Quando arriva a Bihac, scopre che l’unico campo accessibile è a chilometri di distanza perché quello in città è stato chiuso più di un mese prima, a fine settembre. L’amico Mohammed vive in un casolare diroccato nella periferia alle pendici della Pljesevica, la montagna di confine con la Croazia, insieme ad altri dieci ragazzi: il più vecchio ha 25 anni. L’ultima comunicazione che riesce a dare al padre e alla zia è che va tutto bene, non dice loro che la condizione in cui si trova è difficile, soprattutto non dice loro che sta per incamminarsi col gruppo. E’ dicembre, le condizioni meteorologiche peggioreranno e potrebbe essere l’ultima opportunità di andarsene alla svelta per i prossimi mesi.

Il campo di Mavrovouni
Il campo di Mavrovouni

Passano quasi due settimane di silenzio, la sua famiglia è disperata. Arriva infine una chiamata da Messenger. Li aveva sentiti i racconti su cosa sarebbe potuto succedere in Croazia, ora lo sa sulla sua pelle. Descrive tutto in lacrime alla madre, che per la prima volta dice lui la verità su quanto sia terribile la situazione in cui vivono al campo di Mavrovouni. Si rincuorano solo grazie alla vista della nipotina che ha da poco compiuto un anno in una tenda da cui vede la costa turca.

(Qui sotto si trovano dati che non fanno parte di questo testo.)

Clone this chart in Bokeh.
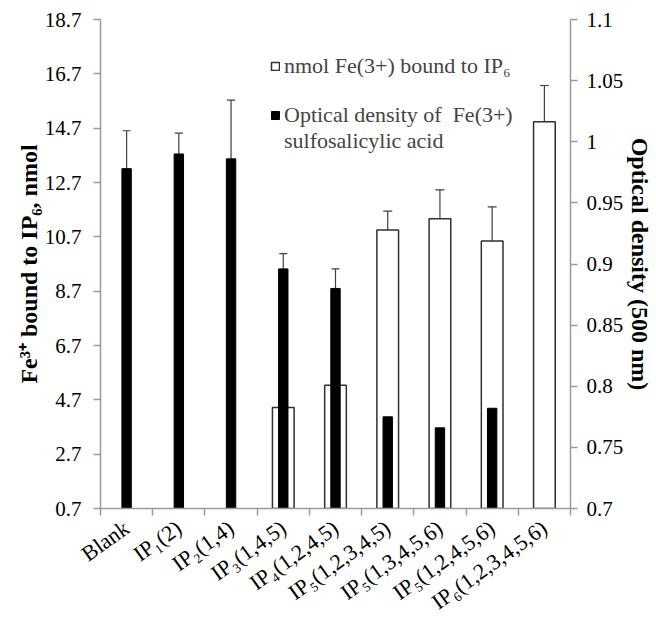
from bokeh.plotting import figure
from bokeh.models import (Range1d, LinearAxis, FixedTicker,
                          Whisker, ColumnDataSource, Legend, LegendItem, TeeHead)
from bokeh.embed import file_html
from bokeh.resources import INLINE

# ---------------- data ----------------
categories = ["Blank", "IP\u2081(2)", "IP\u2082(1,4)", "IP\u2083(1,4,5)", "IP\u2084(1,2,4,5)",
              "IP\u2085(1,2,3,4,5)", "IP\u2085(1,3,4,5,6)", "IP\u2085(1,2,4,5,6)", "IP\u2086(1,2,3,4,5,6)"]
fe_nmol = [None, None, None, 4.42, 5.24, 10.95, 11.37, 10.55, 14.94]
fe_nmol_err = [None, None, None, None, None, 0.70, 1.06, 1.25, 1.33]
optical_density = [0.978, 0.990, 0.986, 0.896, 0.880, 0.775, 0.766, 0.782, 0.700]
optical_density_err = [0.031, 0.017, 0.048, 0.0125, 0.016, 0.013, 0.020, 0.022, None]
left_ticks = [0.7, 2.7, 4.7, 6.7, 8.7, 10.7, 12.7, 14.7, 16.7, 18.7]
right_ticks = [0.7, 0.75, 0.8, 0.85, 0.9, 0.95, 1.0, 1.05, 1.1]

FONT = "Liberation Serif"
AXIS_GRAY = "#9a9a9a"
ERR_COLOR = "#404040"

n = len(categories)
slot_centers = [i + 0.5 for i in range(n)]      # category slots on a 0..n axis
slot_edges = list(range(n + 1))

# ---------------- sources ----------------
white_src = ColumnDataSource(dict(
    x=[c for c, v in zip(slot_centers, fe_nmol) if v is not None],
    top=[v for v in fe_nmol if v is not None]))
white_err_src = ColumnDataSource(dict(
    x=[c for c, e in zip(slot_centers, fe_nmol_err) if e is not None],
    upper=[v + e for v, e in zip(fe_nmol, fe_nmol_err) if e is not None],
    lower=[v - e for v, e in zip(fe_nmol, fe_nmol_err) if e is not None]))
black_src = ColumnDataSource(dict(x=slot_centers, top=optical_density))
black_err_src = ColumnDataSource(dict(
    x=[c for c, e in zip(slot_centers, optical_density_err) if e is not None],
    upper=[v + e for v, e in zip(optical_density, optical_density_err) if e is not None],
    lower=[v - e for v, e in zip(optical_density, optical_density_err) if e is not None]))

# ---------------- figure ----------------
p = figure(width=656, height=627, output_backend="svg", toolbar_location=None,
           x_range=Range1d(0, n),
           y_range=Range1d(left_ticks[0], left_ticks[-1]),
           x_axis_location=None, y_axis_location=None,
           min_border_left=100, min_border_right=86, min_border_top=19, min_border_bottom=119)
p.outline_line_color = None
p.xgrid.visible = False
p.ygrid.visible = False
p.extra_y_ranges = {"od": Range1d(right_ticks[0], right_ticks[-1])}

def style_axis(ax):
    ax.axis_line_color = AXIS_GRAY
    ax.axis_line_width = 1.5
    ax.major_tick_line_color = AXIS_GRAY
    ax.major_tick_line_width = 1.5
    ax.major_tick_in = 0
    ax.major_tick_out = 7
    ax.minor_tick_line_color = None
    ax.major_label_text_font = FONT
    ax.major_label_text_font_size = "21px"
    ax.major_label_text_color = "black"
    ax.axis_label_text_font = FONT
    ax.axis_label_text_font_style = "bold"
    ax.axis_label_text_font_size = "24px"
    ax.axis_label_text_color = "black"

# left axis
yl = LinearAxis(ticker=FixedTicker(ticks=left_ticks),
                axis_label="Fe\u00b3\u207a bound to IP\u2086, nmol")
style_axis(yl)
yl.major_label_overrides = {t: "{:g}".format(t) for t in left_ticks}
yl.major_label_standoff = 12
yl.axis_label_standoff = 0
p.add_layout(yl, "left")

# right axis
yr = LinearAxis(y_range_name="od", ticker=FixedTicker(ticks=right_ticks),
                axis_label="Optical density (500 nm)")
style_axis(yr)
yr.major_label_overrides = {t: "{:g}".format(t) for t in right_ticks}
yr.major_label_standoff = 9
yr.axis_label_standoff = 1
p.add_layout(yr, "right")

# bottom axis: labels at slot centres, tick marks at slot edges
xa = LinearAxis(ticker=FixedTicker(ticks=slot_centers, minor_ticks=slot_edges))
style_axis(xa)
xa.major_tick_line_color = None
xa.major_tick_out = 0
xa.minor_tick_line_color = AXIS_GRAY
xa.minor_tick_line_width = 1.5
xa.minor_tick_in = 0
xa.minor_tick_out = 7
xa.major_label_text_font_size = "22px"
xa.major_label_overrides = dict(zip(slot_centers, categories))
xa.major_label_standoff = 10
xa.major_label_orientation = 0.62
p.add_layout(xa, "below")

# ---------------- bars ----------------
white = p.vbar(x="x", top="top", bottom=left_ticks[0], width=0.415, source=white_src,
               fill_color="white", line_color="#303030", line_width=1.5)
black = p.vbar(x="x", top="top", bottom=right_ticks[0], width=0.18, source=black_src,
               fill_color="black", line_color="black", line_width=1, y_range_name="od")
# renderer used only to carry the second line of the legend text (draws nothing)
blank_src = ColumnDataSource(dict(x=[], top=[]))
spacer = p.vbar(x="x", top="top", bottom=right_ticks[0], width=0.18, source=blank_src,
                fill_alpha=0, line_alpha=0, y_range_name="od")

p.add_layout(Whisker(source=white_err_src, base="x", upper="upper", lower="lower",
                     line_color=ERR_COLOR, line_width=1.2,
                     upper_head=TeeHead(size=9, line_color=ERR_COLOR, line_width=1.2),
                     lower_head=TeeHead(size=9, line_color=ERR_COLOR, line_width=1.2)))
p.add_layout(Whisker(source=black_err_src, base="x", upper="upper", lower="lower",
                     y_range_name="od",
                     line_color=ERR_COLOR, line_width=1.2,
                     upper_head=TeeHead(size=8, line_color=ERR_COLOR, line_width=1.2),
                     lower_head=TeeHead(size=8, line_color=ERR_COLOR, line_width=1.2)))

# ---------------- legends ----------------
def make_legend(items, loc):
    lg = Legend(items=items, location=loc)
    lg.background_fill_alpha = 0
    lg.border_line_alpha = 0
    lg.label_text_font = FONT
    lg.label_text_font_size = "22px"
    lg.label_height = 23
    lg.glyph_width = 10
    lg.glyph_height = 10
    lg.label_standoff = 4
    lg.spacing = 0
    lg.padding = 0
    lg.margin = 0
    return lg

p.add_layout(make_legend([LegendItem(label="nmol Fe(3+) bound to IP\u2086", renderers=[white])],
                         (170, 429)))
p.add_layout(make_legend([LegendItem(label="Optical density of  Fe(3+)", renderers=[black]),
                          LegendItem(label="sulfosalicylic acid", renderers=[spacer])],
                         (170, 354)))

open("out.html", "w").write(file_html(p, INLINE))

Al casolare nel frattempo sono arrivate a vivere altre persone perché mentre Naqeeb si trovava nella foresta in direzione della Slovenia, il campo di Lipa è andato a fuoco: quanti sono riusciti a fuggire e quelli appena arrivati hanno trovato riparo in edifici abbandonati e tende. Insieme all’amico Mohammed e ad altri compagni di viaggio vanno allora a vivere in una ex fabbrica, la Krajina Metal, dove sembra si possa restare senza rischi di essere cacciati. Ed è così per tutto il mese di gennaio e gran parte del successivo. Il 24 febbraio sono tra gli sgomberati che la polizia carica negli autobus per essere portati a Lipa. Nessuno di loro aveva avuto l’energia fisica e mentale per scappare una volta ancora ma arrivati al campo, non essendoci posto per tutti, hanno potuto far ritorno al punto di partenza a piedi.

A marzo anche Hamed si è sganciato dalla famiglia rimasta a Presevo e si è spostato verso nord, in Vojvodina, dove ha trovato posto in un tenda nella jungle fuori dal campo ufficiale di Sombor. Ha provato una volta passando dall’Ungheria e una dalla Croazia, in entrambi i casi è stato riportato indietro. Anche lui punta a raggiungere dei parenti in Francia. Nell’ultima video chiamata di metà aprile con l’amico Naqeeb ha scommesso che sarà lui ad arrivare per primo.

Intanto Sahira, la piccola Maysoon e il resto della famiglia si trovano ancora bloccati a Lesbo mentre Youssef attende ad Atene di poterli riabbracciare.